Novel Review - The Dispossessed, by Ursula K. Leguin


The Dispossessed

by Ursula K. Leguin, 1974, 341 pages
TLDR: 5 out of 5 for top notch social science fiction, well written and with beautiful characters that somehow reveal the soul of SF.

This was our February pick in 2016, and it was nominated by @dr_mitch who thinks it is one of the best SF books he's ever read. And truly, I now love this book, too.


The Dispossessed is pure social science fiction. It follows the character of Shevek, a physicist who lives on arid planet of Annares, as he matures into his field and tries to develop a theory of the simultaneity of time. It's told in alternating time sequences, so the first chapter has us meet Shevek halfway through the story, while every second chapter is a sort of flashback in which the first half of the story is told.
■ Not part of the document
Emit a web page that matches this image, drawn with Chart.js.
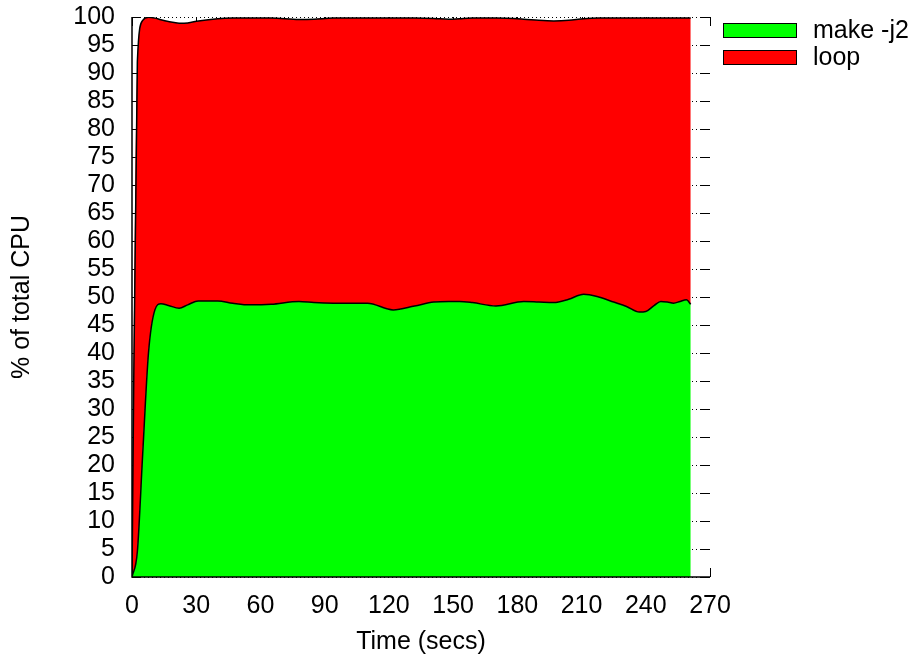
<!DOCTYPE html>
<html>
<head>
<meta charset="utf-8">
<script src="https://cdn.jsdelivr.net/npm/chart.js@4/dist/chart.umd.min.js"></script>
<style>
  html, body { margin: 0; padding: 0; background: #fff; }
  #wrap { width: 917px; height: 660px; }
</style>
</head>
<body>
<div id="wrap"><canvas id="cpuChart" width="917" height="660"></canvas></div>
<script>
// Waktu sampel (detik) dan persentase CPU per proses
const times = [0, 2.5, 5, 7.7, 10.7, 13.5, 17, 22, 26, 31, 40, 47, 55, 65, 78, 85, 94, 110, 122, 132,
               141, 148, 153, 159, 170, 183, 190, 197, 204, 211, 218, 225, 231, 237, 240, 244, 247, 250, 253, 256, 259, 261];
const makeCpu = [0, 4.5, 22, 40, 47.7, 48.8, 48.5, 48.0, 48.6, 49.3, 49.3, 48.9, 48.6, 48.7, 49.2, 49.0, 48.9, 48.9, 47.7, 48.4,
                 49.1, 49.2, 49.2, 49.0, 48.4, 49.2, 49.1, 49.0, 49.6, 50.5, 50.0, 49.1, 48.3, 47.3, 47.4, 48.5, 49.2, 49.1, 48.9, 49.2, 49.5, 48.7];
const loopCpu = [0, 87.5, 77.4, 59.95, 52.1, 50.7, 50.7, 50.9, 50.35, 50.0, 50.4, 50.9, 51.2, 51.1, 50.35, 50.6, 50.9, 50.9, 52.1, 51.4,
                 50.65, 50.4, 50.5, 50.8, 51.4, 50.4, 50.3, 50.3, 49.8, 49.2, 49.8, 50.7, 51.5, 52.5, 52.4, 51.3, 50.6, 50.7, 50.9, 50.6, 50.3, 51.1];

const seriesLabels = ['make -j2', 'loop'];
const seriesColors = ['#00ff00', '#ff0000'];

const FONT = { family: '"Liberation Sans", Arial, sans-serif', size: 25 };

function toPoints(values) {
    return values.map((v, i) => ({ x: times[i], y: v }));
}

// Grid titik-titik, tick ke dalam, border kiri/bawah, dan legend
const framePlugin = {
    id: 'frame',
    beforeDatasetsDraw(chart) {
        const { ctx, chartArea: a, scales: { x, y } } = chart;
        ctx.save();
        ctx.strokeStyle = '#000';
        ctx.lineWidth = 1;
        // garis grid horizontal
        ctx.setLineDash([1, 3]);
        y.ticks.forEach(t => {
            const py = Math.round(y.getPixelForValue(t.value)) + 0.5;
            ctx.beginPath();
            ctx.moveTo(a.left, py);
            ctx.lineTo(a.right, py);
            ctx.stroke();
        });
        ctx.setLineDash([]);
        // tick di keempat sisi
        const tl = 9;
        y.ticks.forEach(t => {
            const py = Math.round(y.getPixelForValue(t.value)) + 0.5;
            ctx.beginPath();
            ctx.moveTo(a.left, py); ctx.lineTo(a.left + tl, py);
            ctx.moveTo(a.right, py); ctx.lineTo(a.right - tl, py);
            ctx.stroke();
        });
        x.ticks.forEach(t => {
            const px = Math.round(x.getPixelForValue(t.value)) + 0.5;
            ctx.beginPath();
            ctx.moveTo(px, a.bottom); ctx.lineTo(px, a.bottom - tl);
            ctx.moveTo(px, a.top); ctx.lineTo(px, a.top + tl);
            ctx.stroke();
        });
        ctx.restore();
    },
    afterDatasetsDraw(chart) {
        const { ctx, chartArea: a } = chart;
        ctx.save();
        ctx.strokeStyle = '#000';
        ctx.lineWidth = 1.5;
        ctx.beginPath();
        ctx.moveTo(a.left, a.top);
        ctx.lineTo(a.left, a.bottom);
        ctx.lineTo(a.right, a.bottom);
        ctx.stroke();

        // legend
        ctx.lineWidth = 1;
        ctx.font = `${FONT.size}px ${FONT.family}`;
        ctx.textBaseline = 'middle';
        ctx.textAlign = 'left';
        chart.data.datasets.forEach((ds, i) => {
            const top = 23 + i * 27;
            ctx.fillStyle = ds.backgroundColor;
            ctx.fillRect(723, top, 73, 14);
            ctx.strokeRect(723.5, top + 0.5, 73, 14);
            ctx.fillStyle = '#000';
            ctx.fillText(ds.label, 813, top + 8);
        });
        ctx.restore();
    }
};

const ctx = document.getElementById('cpuChart').getContext('2d');
const cpuChart = new Chart(ctx, {
    type: 'line',
    data: {
        datasets: [{
            label: seriesLabels[0],
            data: toPoints(makeCpu),
            backgroundColor: seriesColors[0],
            borderColor: '#000',
            borderWidth: 1.5,
            fill: 'origin',
            pointRadius: 0,
            cubicInterpolationMode: 'monotone'
        }, {
            label: seriesLabels[1],
            data: toPoints(loopCpu),
            backgroundColor: seriesColors[1],
            borderColor: '#000',
            borderWidth: 1.5,
            fill: '-1',
            pointRadius: 0,
            cubicInterpolationMode: 'monotone'
        }]
    },
    options: {
        responsive: false,
        animation: false,
        layout: { padding: { top: 17, right: 207, left: 0, bottom: 0 } },
        plugins: {
            legend: { display: false },
            tooltip: { enabled: false }
        },
        scales: {
            x: {
                type: 'linear',
                min: 0,
                max: 270,
                grid: { display: false, drawTicks: false },
                border: { display: false },
                ticks: { stepSize: 30, autoSkip: false, maxRotation: 0, color: '#000', font: FONT, padding: 14 },
                title: { display: true, text: 'Time (secs)', color: '#000', font: FONT, padding: { top: 3, bottom: 3 } },
                afterFit(scale) {
                    scale.height = 83;
                    scale.paddingLeft = 0;
                    scale.paddingRight = 0;
                }
            },
            y: {
                stacked: true,
                min: 0,
                max: 100,
                grid: { display: false, drawTicks: false },
                border: { display: false },
                ticks: { stepSize: 5, autoSkip: false, color: '#000', font: FONT, padding: 17 },
                title: { display: true, text: '% of total CPU', color: '#000', font: FONT, padding: { top: 7, bottom: 7 } },
                afterFit(scale) {
                    scale.width = 132;
                    scale.paddingTop = 0;
                    scale.paddingBottom = 0;
                }
            }
        }
    },
    plugins: [framePlugin]
});
</script>
</body>
</html>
The earlier part of Shevek's story takes place on Annares, which we learn is the smaller of two inhabited planets in a twin-planet system in Tau Ceti. The other planet is Urras, which considers Annares to be its moon. The two planets are very different. Urras is very earth-like, while Anarres is set up as a sort of socio-anarchist utopia.

The second part of the story is set of Urras, which Shevek is sponsored to visit and teach on by a university. He is the first person to cross the void between the two planets in nearly 200 years, because the people of Anarres largely shut themselves off.


The real strength of this book is in how these two very different cultures are revealed to us, and then contrasted. It really loved exploring life on both planets. On Anarres, we see something that, on paper, functions so differently, and yet somehow we get the sense that this is what resides in our soul. It is, perhaps, a society built around how people actually treat each other. In our time on Urras, by contrast, we get to look at ourselves from outside. Both studies were a real pleasure.

The book is also filled with wonderfully developed characters, not least of which is Shevek himself, noble but flawed. 5 out of 5 stars.